В толстовских романах есть ключевые сцены- отступления: знаменитая косьба в «Анне Карениной», охота на волков в «Войне и мире», церковная служба в «Воскресении». В них есть сравнения и тропы, не менее тщательно выписанные, чем у Флобера. Вспомним, например, конфликт между светом и тьмой, давший название двум важным пьесам Толстого и пронизавший «Анну Каренину». В последнем предложении Седьмой части смерть Анны передается через образ свечи, вспыхнувшей на мгновение ярким светом и навсегда потухшей; в последнем предложении Главы XI в Восьмой части Левин ослеплен светом, когда к нему приходит понимание пути Господня. Это — намеренная перекличка; она разрешает двойственность эпиграфа из Павла и помогает согласовать две главные линии. Как всегда у Толстого, технический прием служит для передачи философии. Вся великая сумма замысла приводит к морали, которую Левин слышит от старого крестьянина: «Не для нужд своих жить, а для Бога».

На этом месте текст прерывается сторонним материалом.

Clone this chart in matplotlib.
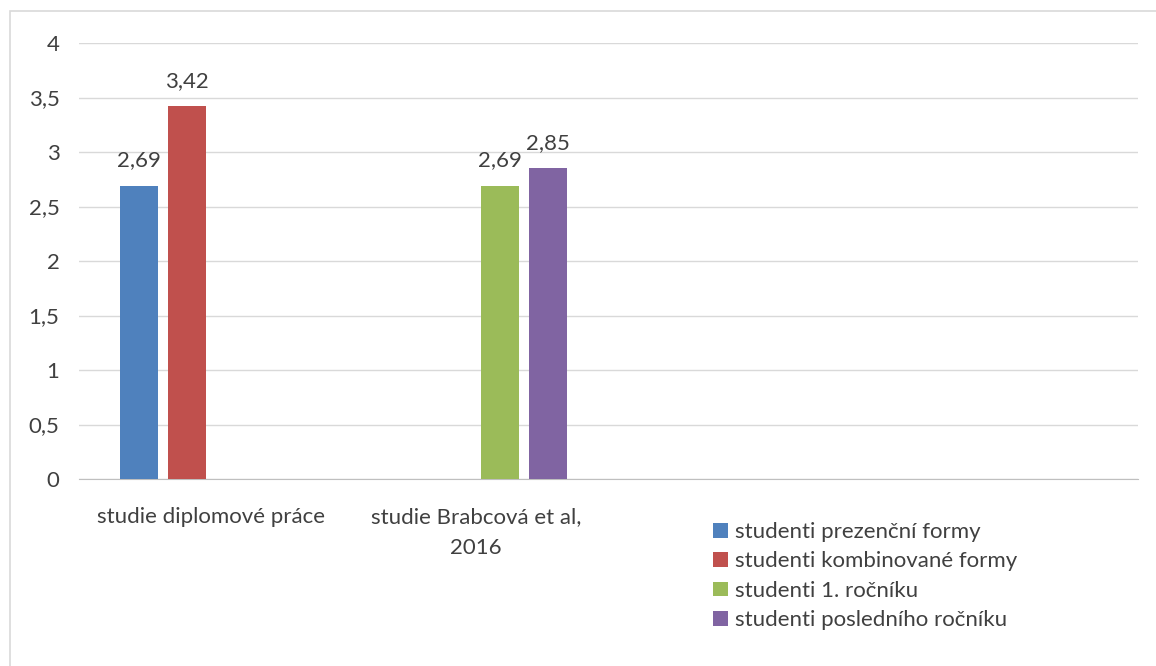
import numpy as np
import matplotlib
matplotlib.use("Agg")
import matplotlib.pyplot as plt
from matplotlib.patches import Rectangle
from matplotlib.ticker import FuncFormatter

plt.rcParams['font.family'] = ['Lato', 'DejaVu Sans']

categories = ["studie diplomové práce", "studie Brabcová et al,\n2016", "", ""]
series_names = ["studenti prezenční formy", "studenti kombinované formy",
                "studenti 1. ročníku", "studenti posledního ročníku"]
prezencni = [2.69, np.nan, np.nan, np.nan]
kombinovane = [3.42, np.nan, np.nan, np.nan]
prvni_rocnik = [np.nan, 2.69, np.nan, np.nan]
posledni_rocnik = [np.nan, 2.85, np.nan, np.nan]
colors = ["#4F81BD", "#C0504D", "#9BBB59", "#8064A2"]
yticks = [0, 0.5, 1, 1.5, 2, 2.5, 3, 3.5, 4]

W, H = 1156, 666
fig = plt.figure(figsize=(W / 100, H / 100), dpi=100)
fig.patch.set_facecolor("white")

# chart border
fig.patches.append(Rectangle((10 / W, -0.1), 1.2, 1 - 11 / H + 0.1, transform=fig.transFigure,
                             fill=False, edgecolor="#D9D9D9", linewidth=1.2))

left, right, top, bottom = 79, 1138, 43, 479
ax = fig.add_axes([left / W, 1 - bottom / H, (right - left) / W, (bottom - top) / H])

text_color = "#404040"
fs = 16
x = np.arange(len(categories))
slot = 0.1813
bw = 0.1435
all_series = [prezencni, kombinovane, prvni_rocnik, posledni_rocnik]
handles = []
for i, (vals, name, c) in enumerate(zip(all_series, series_names, colors)):
    pos = x + (i - 1.5) * slot
    b = ax.bar(pos, vals, width=bw, color=c, label=name, zorder=3)
    handles.append(b)
    for p, v in zip(pos, vals):
        if not np.isnan(v):
            ax.annotate(f"{v:.2f}".replace(".", ","), (p, v), xytext=(0, 11),
                        textcoords="offset points", ha="center", va="bottom",
                        fontsize=fs, color=text_color)

ax.set_xlim(-0.5, len(categories) - 0.5)
ax.set_ylim(0, 4)
ax.set_yticks(yticks)
ax.yaxis.set_major_formatter(FuncFormatter(lambda v, p: f"{v:g}".replace(".", ",")))
ax.set_xticks(x)
ax.set_xticklabels(categories, fontsize=fs, color=text_color, linespacing=1.72,
                   multialignment="center")
ax.tick_params(axis="both", length=0, colors=text_color, labelsize=fs)
ax.tick_params(axis="y", pad=14)
ax.tick_params(axis="x", pad=20)
for s in ["top", "right", "left"]:
    ax.spines[s].set_visible(False)
ax.spines["bottom"].set_color("#BFBFBF")
ax.grid(axis="y", color="#D9D9D9", linewidth=1, zorder=0)
ax.set_axisbelow(True)

fig.legend(handles=handles, labels=series_names, loc="upper left",
           bbox_to_anchor=(702 / W, 1 - 511 / H), frameon=False, fontsize=fs,
           handlelength=0.65, handleheight=0.65, handletextpad=0.35,
           labelspacing=0.42, borderpad=0, labelcolor=text_color)

fig.savefig("out.png", dpi=100, facecolor="white")
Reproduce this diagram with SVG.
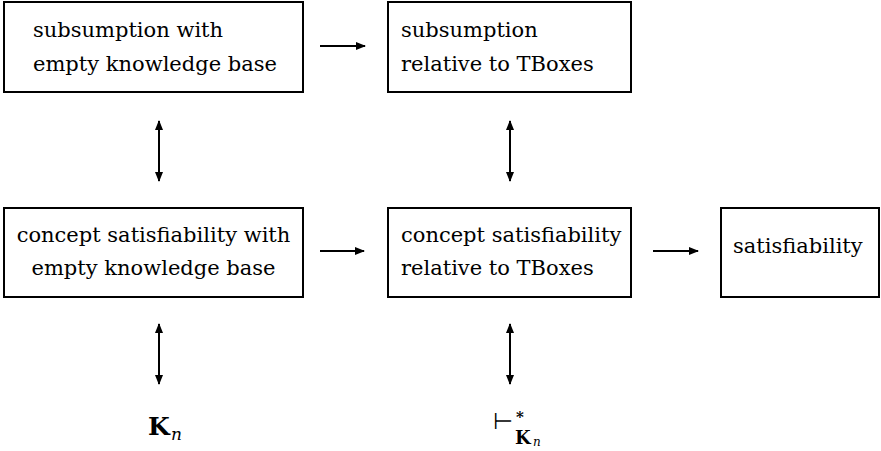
<svg xmlns="http://www.w3.org/2000/svg" width="881" height="451" viewBox="0 0 881 451">
<style>
.box{fill:none;stroke:#000;stroke-width:2}
.t{font-family:"DejaVu Serif","Liberation Serif",serif;font-size:21px;fill:#000}
.c{stroke:#000;stroke-width:2;fill:none}
.m{font-family:"DejaVu Serif","Liberation Serif",serif;fill:#000}
</style>
<defs>
<marker id="ah" viewBox="0 0 10 10" refX="9" refY="5" markerWidth="5" markerHeight="5" orient="auto-start-reverse" markerUnits="strokeWidth">
<path d="M0,1 L10,5 L0,9 Z" fill="#000"/>
</marker>
</defs>
<rect width="881" height="451" fill="#fff"/>
<g id="n1">
<rect class="box" x="4" y="2" width="299" height="90"/>
<text class="t" x="33" y="37">subsumption with</text>
<text class="t" x="33" y="71">empty knowledge base</text>
</g>
<g id="n2">
<rect class="box" x="388" y="2" width="243" height="90"/>
<text class="t" x="401" y="37">subsumption</text>
<text class="t" x="401" y="71">relative to TBoxes</text>
</g>
<g id="n3">
<rect class="box" x="4" y="208" width="299" height="89"/>
<text class="t" x="153.5" y="242" text-anchor="middle">concept satisfiability with</text>
<text class="t" x="153.5" y="275" text-anchor="middle">empty knowledge base</text>
</g>
<g id="n4">
<rect class="box" x="388" y="208" width="243" height="89"/>
<text class="t" x="401" y="242">concept satisfiability</text>
<text class="t" x="401" y="275">relative to TBoxes</text>
</g>
<g id="n5">
<rect class="box" x="721" y="208" width="158" height="89"/>
<text class="t" x="733" y="253">satisfiability</text>
</g>
<g id="n6">
<text class="m"><tspan x="148" y="435" font-size="25" font-weight="bold">K</tspan><tspan x="171" y="440" font-size="17" font-style="italic">n</tspan></text>
</g>
<g id="n7">
<text class="m"><tspan x="493" y="429" font-size="23" font-family="DejaVu Sans, sans-serif">⊢</tspan><tspan x="516" y="422" font-size="15" font-weight="bold">*</tspan><tspan x="515" y="444" font-size="18" font-weight="bold">K</tspan><tspan x="533" y="446" font-size="12" font-style="italic">n</tspan></text>
</g>
<g id="connectors">
<line class="c" x1="320" y1="46" x2="365" y2="46" marker-end="url(#ah)"/>
<line class="c" x1="320" y1="251" x2="364" y2="251" marker-end="url(#ah)"/>
<line class="c" x1="653" y1="251" x2="698" y2="251" marker-end="url(#ah)"/>
<line class="c" x1="159" y1="121" x2="159" y2="181" marker-start="url(#ah)" marker-end="url(#ah)"/>
<line class="c" x1="510" y1="121" x2="510" y2="181" marker-start="url(#ah)" marker-end="url(#ah)"/>
<line class="c" x1="159" y1="324" x2="159" y2="384" marker-start="url(#ah)" marker-end="url(#ah)"/>
<line class="c" x1="510" y1="324" x2="510" y2="384" marker-start="url(#ah)" marker-end="url(#ah)"/>
</g>
</svg>
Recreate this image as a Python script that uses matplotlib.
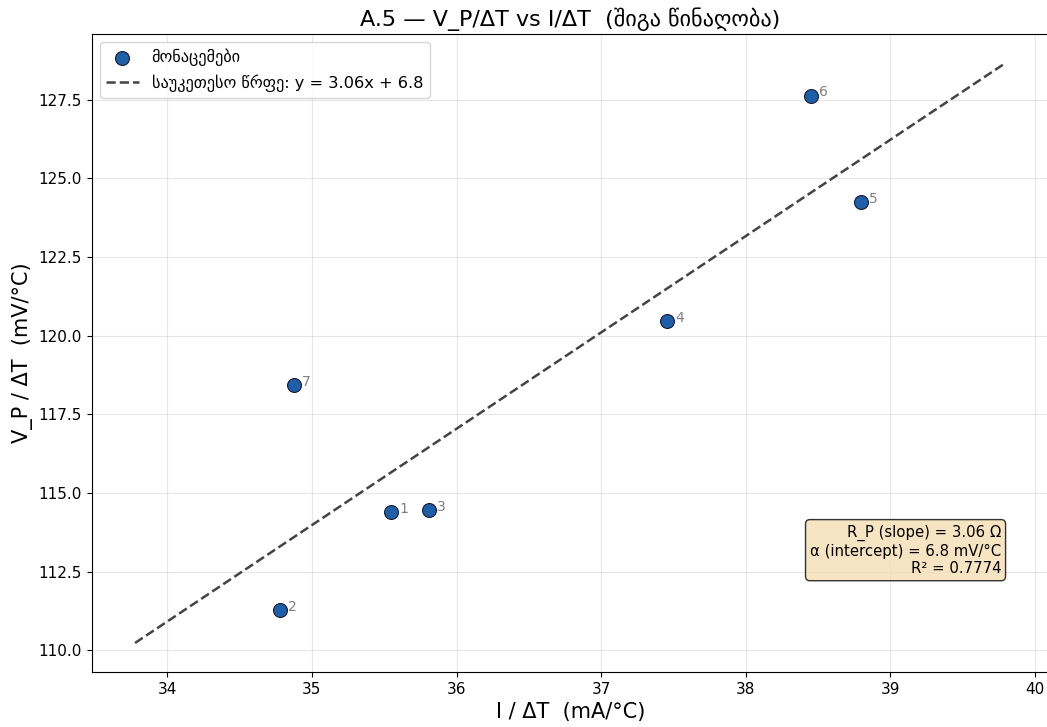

Не претендуя на точное определение, Мэтью Арнольд говорил о «высокой серьезности», которая выделяет те или иные книги из некоторого числа шедевров. Он видел это в большей степени у Данте, нежели у Чосера. Возможно, мы сейчас ближе всего подошли к различию между «Мадам Бовари» и «Анной Карениной». «Мадам Бовари» — действительно великий роман; благодаря чудесному мастерству и художественному методу, исчерпывающему все потенциальные возможности темы, он убедителен. Но сама тема и степень нашего отождествления с ней остаются, в конечном счете, «историей слишком мелкой». В «Анне Карениной» мы выходим за пределы технического мастерства к ощущению самой жизни. Это произведение стоит в одном ряду (в том смысле, в каком этого нельзя сказать о «Мадам Бовари») с Гомеровыми эпопеями, пьесами Шекспира и романами Достоевского.
IV
Гуго фон Гофмансталь[44]
однажды отметил, что любая страница толстовских «Казаков» напоминает о Гомере. Его взгляд разделяют читатели не только «Казаков», но и творчества Толстого в целом. По воспоминаниям Горького, сам Толстой говорил о «Войне и мире»: «Без ложной скромности — это как „Илиада“», — и то же самое он сказал о «Детстве», «Отрочестве» и «Юности». Кроме того, Гомер и гомеровская атмосфера играли, по всей видимости, небезынтересную роль в толстовском образе собственной личности и творческого статуса. В своих воспоминаниях его шурин С. А. Берс пишет о «скачке на 50 верст» в самарском имении Толстого:«Все местные и окрестные национальности, башкиры, киргизы, уральские казаки и русские мужики… Лев Николаевич заготовил призы: быка, лошадь, ружье, часы, халаты и т. п… Мы сами выбрали ровную поверхность, опахали и измерили огромный круг в пять верст длиною и на нем расставили знаки. Для угощения были заготовлены бараны и даже одна лошадь. К назначенному дню съехалось несколько тысяч народу. Башкиры и киргизы приехали со своими кочевками, кумысом, котлами и даже баранами… На коническом возвышении, называемом по местному шишка, были разостланы ковры и войлоки, а на них кружком расселись башкиры с поджатыми под себя ногами… Пир длился два дня и отличался чинностью, порядком и оживлением…»
Это фантастическая сцена: перекинут мост через тысячелетия, отделяющие троянские степи от России XIX века, Песнь XXIII «Илиады» внезапно оживает:
Словно Агамемнон, Толстой царственно восседает на холме; степь усеяна шатрами и кострами; башкиры и киргизы, подобно ахейцам, соревнуются на дистанции в пять верст и получают награды из рук царя-бородача. И здесь нет никакой археологии или надуманной реконструкции. Стихия Гомера была для Толстого естественной, укорененной в его собственном гении. Прочтите его антишекспировское эссе, и вы обнаружите, что его чувство сродства с автором — или авторами — «Илиады» и «Одиссеи» было ощутимым и непосредственным. Толстой говорил о Гомере как равный о равном; разделяющие их века не имели большого значения.